What I really don’t like is being somewhere – anywhere – without anything to read. E-readers are some protection – but the only time I travelled without a printed book, my Kindle died as the plane was taking off. I’d have died myself if it hadn’t been for a friend who mercifully had brought some extra books.
5. What is one thing that visitors to your hometown should do, that isn't in the tourist brochures, or perhaps they wouldn’t initially consider?
Home has been in the country in Cornwall for a very long time, but I also still think of London, where I grew up, as my hometown. The best thing to do there is to go round the town aimlessly, walk, leap on a bus, stroll through a shop, in and out of a church, park or gallery - just wherever curiosity takes you and take whatever serendipity gives you.
6. If your life was a movie, which actor could you see playing you?
Once upon a time it would have been Lesley Caron, for whom I was sometimes mistaken. I’m afraid that nowadays it would have to be Julie Walters in her popular role as a very cranky old woman.
I don’t reread my published books, and probably remember them inaccurately. So I’ll plump for A KIND OF HEALTHY GRAVE because it was long-listed for the Booker prize. Not having been told the publisher was entering it (shock-horror, a crime novel!) I thought it was a practical joke when someone rang to congratulate me.

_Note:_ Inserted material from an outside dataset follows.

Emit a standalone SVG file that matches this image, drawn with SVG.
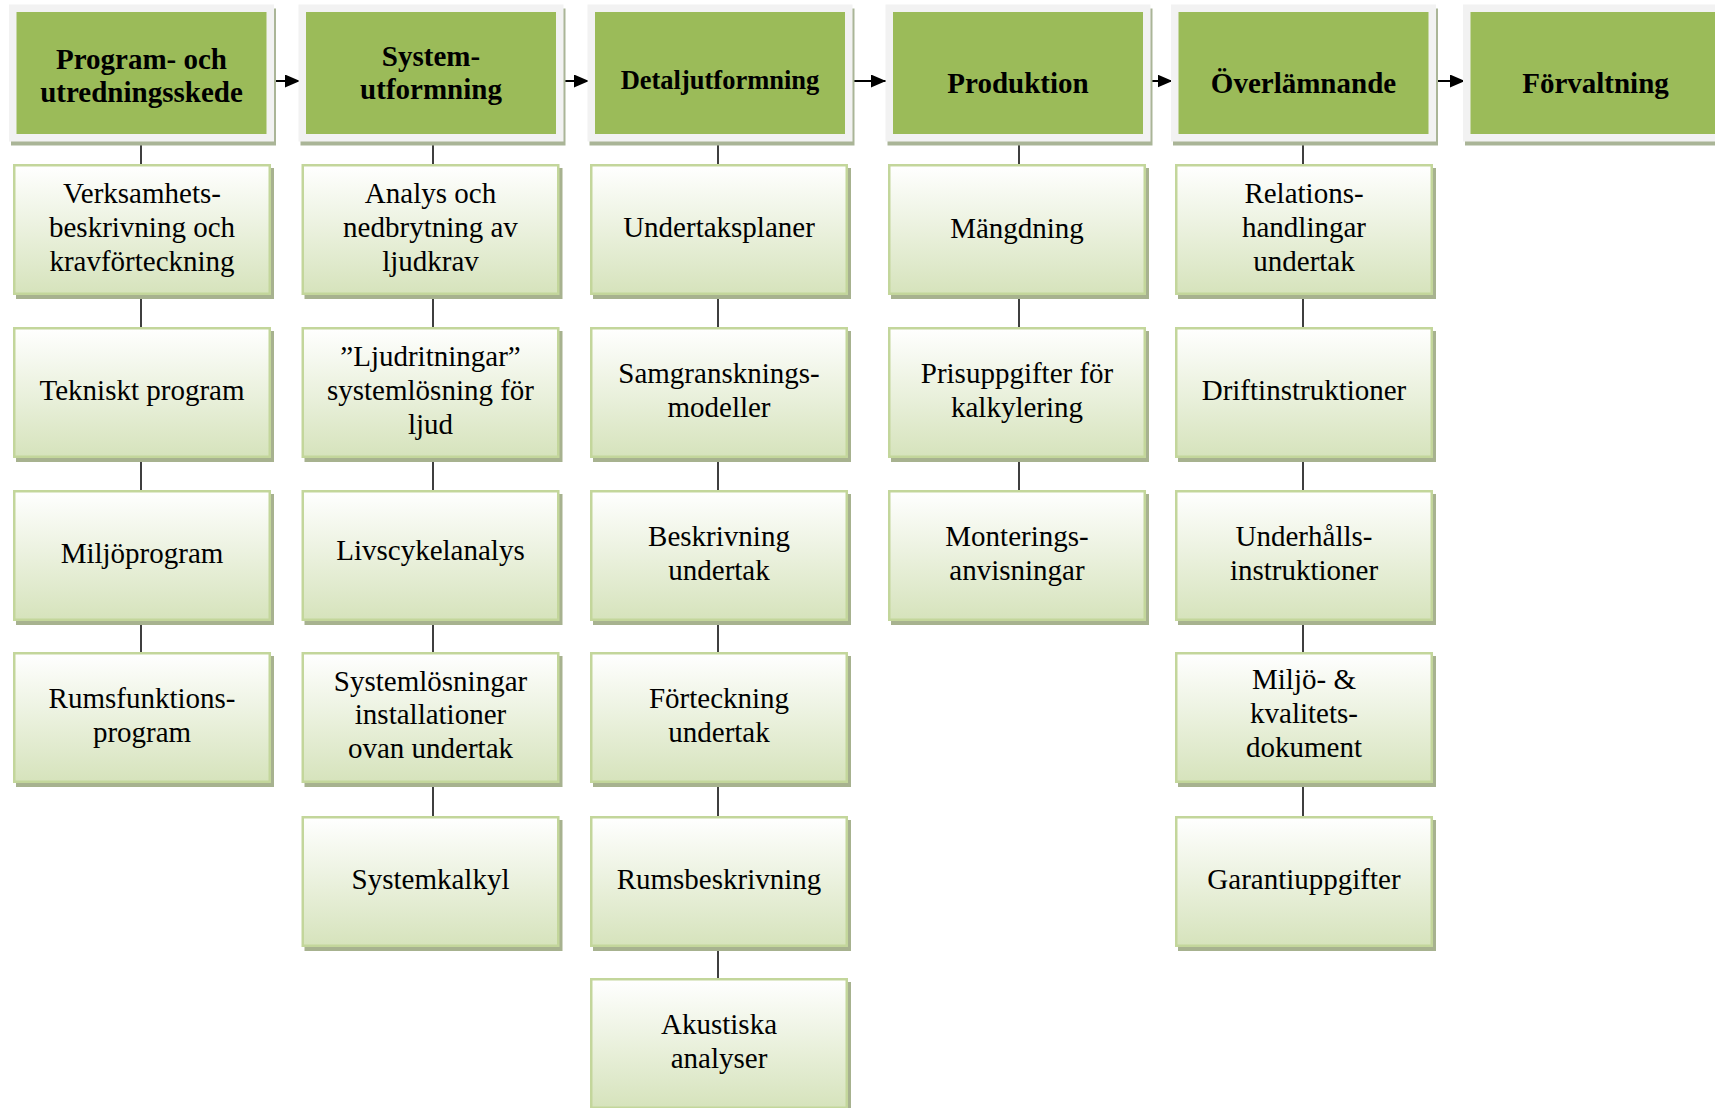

8. What was your initial reaction, and how did you celebrate, when you were first accepted for publication? Or when you first saw your debut story in book form on a bookseller’s shelf?
Simple, unalloyed joy. All my conscious life, I had dreamed of holding a book with my name on the cover. It still makes me happy to see books with my name on them, though the pleasure diminishes as one always wants more and better, but that first moment was one of the best I can remember.
9. What is the strangest or most unusual experience you have had at a book signing, author event, or literary festival?
Can’t really answer this one. Apart from once selling more books than X, or having a longer queue for autographs than Y, I’m afraid there’s nothing to relate.
Thank you Jessica, we appreciate you chatting to Crime Watch.